3) Falta de tempo: quando os estudantes deixam o trabalho para o último minuto o plagiarismo aparece como uma solução de última chance. É preciso desenvolver avaliações que deem valor tanto ao processo de realização quanto ao resultado final. Mas alguém que precisa trabalhar todo o dia e vai para a Universidade de noite, como é o caso da grande maiorias dos estudantes no Brasil, pode encontrar tempo? E o que dizer de professores que precisam ministrar 28 horas de aula por semana, eles podem fazer uma avaliação de todo o trabalho? É preciso repensar todo o processo educativo para estes casos.
4) Cursos irrelevantes: se um aluno considera a matéria irrelevante para a sua formação há uma tendência para o menor esforço, é preciso garantir que os conteúdos sejam realmente relevantes e, principalmente, que os alunos o entendam. Na computação existe, hoje, uma tendência dos alunos viverem com expectativas de curto prazo, só se interessam por conteúdos rapidamente aplicáveis como linguagens de programação ou utilização de ferramentas. É essencial que reforcemos o entendimento de que conteúdos mais abstratos são essenciais.
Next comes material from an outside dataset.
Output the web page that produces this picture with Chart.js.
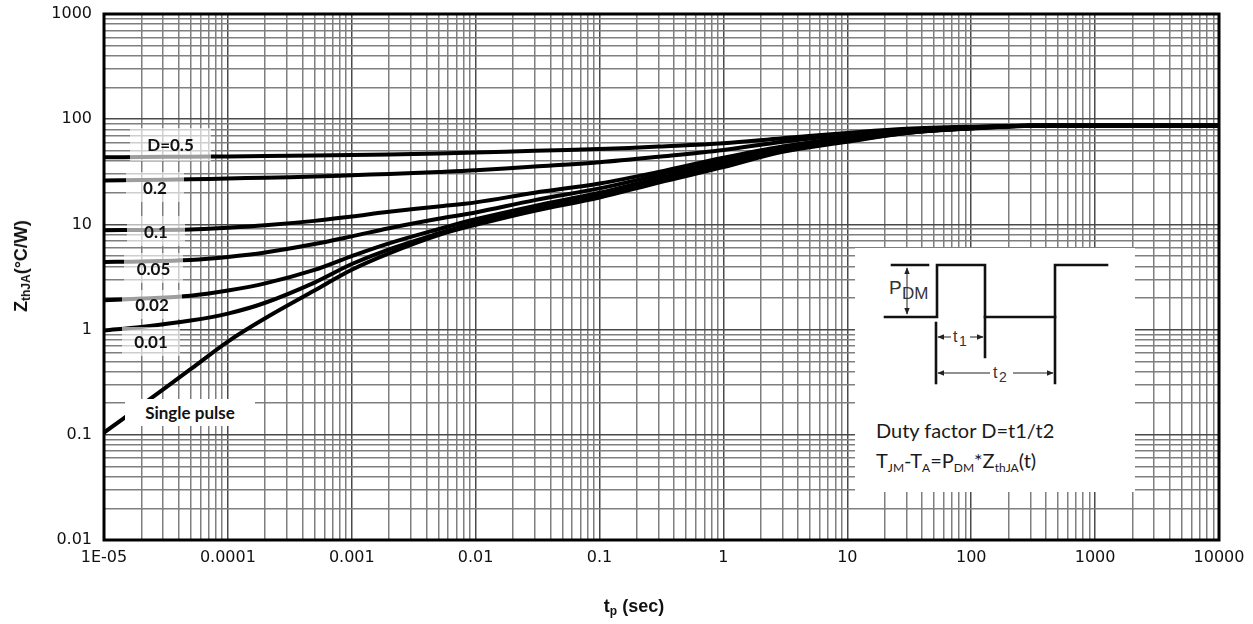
<!DOCTYPE html>
<html>
<head>
<meta charset="utf-8">
<script src="https://cdn.jsdelivr.net/npm/chart.js@4.4.1/dist/chart.umd.min.js"></script>
<style>
html,body{margin:0;padding:0;background:#fff;}
#wrap{position:relative;width:1253px;height:624px;overflow:hidden;background:#fff;}
#c{position:absolute;left:0;top:0;}
.lbl{position:absolute;background:rgba(255,255,255,0.62);font:bold 17px Lato, "Open Sans", sans-serif;color:#111;display:flex;align-items:center;justify-content:center;}
.solid{background:#fff;}
.ytitle{position:absolute;left:22px;top:266px;transform:translate(-50%,-50%) rotate(-90deg);font:bold 18px "Liberation Sans", Arial, sans-serif;color:#111;white-space:nowrap;}
.xtitle{position:absolute;left:634px;top:607px;transform:translate(-50%,-50%);font:bold 18px "Liberation Sans", Arial, sans-serif;color:#111;white-space:nowrap;}
.ytitle sub,.xtitle sub{font-size:12px;vertical-align:-3px;}
#inset{position:absolute;left:855px;top:248px;width:280px;height:244px;background:#fff;}
#inset svg{position:absolute;left:0;top:0;}
.itxt{position:absolute;left:21px;font:20px Lato, "Open Sans", sans-serif;color:#1a1a1a;white-space:nowrap;line-height:1;}
.itxt sub{font-size:12px;vertical-align:-4px;}
</style>
</head>
<body>
<div id="wrap">
<canvas id="c" width="1253" height="624"></canvas>
<div class="ytitle">Z<sub>thJA</sub>(°C/W)</div>
<div class="xtitle">t<sub>p</sub> (sec)</div>

<div class="lbl" style="left:130px;top:128px;width:81px;height:33px;">D=0.5</div>
<div class="lbl" style="left:126px;top:172px;width:58px;height:30px;">0.2</div>
<div class="lbl" style="left:127px;top:216px;width:58px;height:30px;">0.1</div>
<div class="lbl" style="left:124px;top:253px;width:59px;height:30px;">0.05</div>
<div class="lbl" style="left:122px;top:290px;width:60px;height:29px;">0.02</div>
<div class="lbl" style="left:122px;top:327px;width:58px;height:29px;">0.01</div>
<div class="lbl solid" style="left:125px;top:399px;width:130px;height:27px;">Single pulse</div>

<div id="inset">
<svg width="280" height="244" viewBox="0 0 280 244" xmlns="http://www.w3.org/2000/svg">
  <defs>
    <marker id="ah" viewBox="0 0 10 10" refX="9" refY="5" markerWidth="7" markerHeight="7" orient="auto-start-reverse">
      <path d="M0,1 L10,5 L0,9 z" fill="#222"/>
    </marker>
  </defs>
  <g stroke="#111" stroke-width="2.6" fill="none" stroke-linecap="square">
    <line x1="37" y1="17" x2="73" y2="17"/>
    <polyline points="30,69 82,69 82,17 130,17 130,109"/>
    <line x1="130" y1="69" x2="200" y2="69"/>
    <polyline points="200,135 200,17 252,17"/>
    <line x1="81" y1="75" x2="81" y2="135"/>
  </g>
  <g stroke="#222" stroke-width="1" fill="none">
    <line x1="52" y1="20" x2="52" y2="66" marker-start="url(#ah)" marker-end="url(#ah)"/>
    <line x1="83" y1="89" x2="96" y2="89" marker-start="url(#ah)"/>
    <line x1="115" y1="89" x2="128" y2="89" marker-end="url(#ah)"/>
    <line x1="83" y1="125" x2="135" y2="125" marker-start="url(#ah)"/>
    <line x1="158" y1="125" x2="198" y2="125" marker-end="url(#ah)"/>
  </g>
  <g fill="#333" font-family="Liberation Sans, Arial, sans-serif">
    <text x="34" y="46" font-size="19">P</text>
    <text x="47" y="51" font-size="17">DM</text>
    <text x="98" y="94" font-size="16">t</text>
    <text x="104" y="98" font-size="14">1</text>
    <text x="138" y="130" font-size="16">t</text>
    <text x="144" y="134" font-size="14">2</text>
  </g>
</svg>
<div class="itxt" style="top:172px;">Duty factor D=t1/t2</div>
<div class="itxt" style="top:202px;">T<sub>JM</sub>-T<sub>A</sub>=P<sub>DM</sub>*Z<sub>thJA</sub>(t)</div>
</div>
</div>

<script>
// ---- data ----
const times = [1e-5, 2e-5, 5e-5, 1e-4, 2e-4, 5e-4, 1e-3, 2e-3, 5e-3, 1e-2, 3e-2, 1e-1, 3e-1, 1, 3, 10, 30, 100, 300, 1000, 10000];
const d05    = [43.5, 43.7, 44.0, 44.3, 44.7, 45.2, 45.6, 46.2, 47.2, 48.3, 50, 52, 55, 59, 66, 74, 81, 85, 87, 87, 87];
const d02    = [26.2, 26.4, 26.8, 27.3, 27.8, 28.5, 29.3, 30.2, 31.5, 32.7, 35.5, 39, 44, 51, 61, 71, 79, 84, 86.5, 87, 87];
const d01    = [8.8, 8.85, 8.95, 9.3, 9.8, 10.8, 11.9, 13.2, 14.8, 16.2, 20, 24.5, 31.5, 43, 55, 67, 77, 83, 86.5, 87, 87];
const d005   = [4.4, 4.45, 4.6, 4.9, 5.4, 6.5, 7.7, 9.2, 11.3, 13, 17, 22, 29.5, 41, 53, 65, 76, 83, 86.5, 87, 87];
const d002   = [1.9, 1.97, 2.1, 2.35, 2.75, 3.7, 5.0, 6.6, 9.0, 11.2, 15, 20, 27.5, 38, 51.5, 63.5, 75, 82, 86.5, 87, 87];
const d001   = [0.98, 1.06, 1.22, 1.42, 1.8, 2.8, 4.2, 5.8, 8.2, 10.4, 14.2, 19, 26, 36.5, 50, 62, 74, 82, 86.5, 87, 87];
const single = [0.105, 0.19, 0.42, 0.77, 1.28, 2.35, 3.7, 5.3, 7.9, 9.9, 13.5, 18, 25, 35, 49, 61, 74, 81.5, 86.5, 87, 87];

const seriesNames = ['D=0.5', 'D=0.2', 'D=0.1', 'D=0.05', 'D=0.02', 'D=0.01', 'Single pulse'];
const seriesValues = [d05, d02, d01, d005, d002, d001, single];

const xMin = 1e-5, xMax = 1e4;
const yMin = 0.01, yMax = 1000;
const xTickLabels = {'-5':'1E-05','-4':'0.0001','-3':'0.001','-2':'0.01','-1':'0.1','0':'1','1':'10','2':'100','3':'1000','4':'10000'};
const yTickLabels = {'-2':'0.01','-1':'0.1','0':'1','1':'10','2':'100','3':'1000'};

// ---- helpers ----
function logTicks(minExp, maxExp) {
  const out = [];
  for (let e = minExp; e < maxExp; e++) {
    for (let m = 1; m <= 9; m++) out.push({value: Number((m * Math.pow(10, e)).toPrecision(3))});
  }
  out.push({value: Math.pow(10, maxExp)});
  return out;
}
function decadeExp(v) {
  const l = Math.log10(v);
  const r = Math.round(l);
  return Math.abs(l - r) < 1e-6 ? r : null;
}

const datasets = seriesNames.map((name, i) => ({
  label: name,
  data: times.map((t, k) => ({x: t, y: seriesValues[i][k]})),
  borderColor: '#000',
  borderWidth: 4,
  pointRadius: 0,
  fill: false,
  tension: 0.35
}));

const frame = {
  id: 'frame',
  afterDraw(chart) {
    const {ctx, chartArea: a} = chart;
    ctx.save();
    ctx.strokeStyle = '#000';
    ctx.lineWidth = 3;
    ctx.strokeRect(a.left, a.top, a.right - a.left, a.bottom - a.top);
    ctx.restore();
  }
};

const gridColor = (ctx) => (ctx.tick && decadeExp(ctx.tick.value) !== null) ? '#4a4a4a' : '#7f7f7f';

new Chart(document.getElementById('c'), {
  type: 'line',
  data: {datasets},
  options: {
    responsive: false,
    animation: false,
    devicePixelRatio: 1,
    layout: {padding: {top: 14, right: 34, left: 0, bottom: 0}},
    plugins: {legend: {display: false}, tooltip: {enabled: false}},
    scales: {
      x: {
        type: 'logarithmic',
        min: xMin, max: xMax,
        afterBuildTicks: (s) => { s.ticks = logTicks(-5, 4); },
        afterFit: (s) => { s.height = 84; s.paddingLeft = 0; s.paddingRight = 0; },
        grid: {color: gridColor, lineWidth: 1.5, drawTicks: false},
        border: {display: false},
        ticks: {
          autoSkip: false, maxRotation: 0, minRotation: 0, padding: 8,
          color: '#111',
          font: {family: 'DejaVu Sans', size: 16},
          callback: (v) => { const e = decadeExp(v); return e === null ? '' : xTickLabels[String(e)]; }
        }
      },
      y: {
        type: 'logarithmic',
        min: yMin, max: yMax,
        afterBuildTicks: (s) => { s.ticks = logTicks(-2, 3); },
        afterFit: (s) => { s.width = 104; s.paddingTop = 0; s.paddingBottom = 0; },
        grid: {color: gridColor, lineWidth: 1.5, drawTicks: false},
        border: {display: false},
        ticks: {
          autoSkip: false, padding: 12,
          color: '#111',
          font: {family: 'DejaVu Sans', size: 16},
          callback: (v) => { const e = decadeExp(v); return e === null ? '' : yTickLabels[String(e)]; }
        }
      }
    }
  },
  plugins: [frame]
});
</script>
</body>
</html>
5) Professores medíocres: quando um aluno percebe que o material de estudo está defasado e que aparentemente não foi atualizado nos últimos anos, ainda mais em computação quando acham que quatro anos é uma eternidade. Pior, quando o professor demonstra em aula um total desengajamento e atualização com o assunto há uma tendência para repetir este comportamento e copiar material já existente.
6) Afrontar o sistema: alguns estudantes são por natureza ou por experiêcias negativas, contestadores ou anarquistas; para eles desafiar o sistema é uma missão. Este é o caso mais difícil, quando identificados um apoio psicológico deveria ser de praxe. Para desestimular este comportamento é importante que mecanismos de pressão na detecção de fraudes de plagiarismo, como programas específicos, sejam implantados.
Por uma campanha de Respeito e Integridade Acadêmica, esta pode ser a nossa contribuição para melhorar o País nesta hora de falta de integridade moral e de liberação da fraude!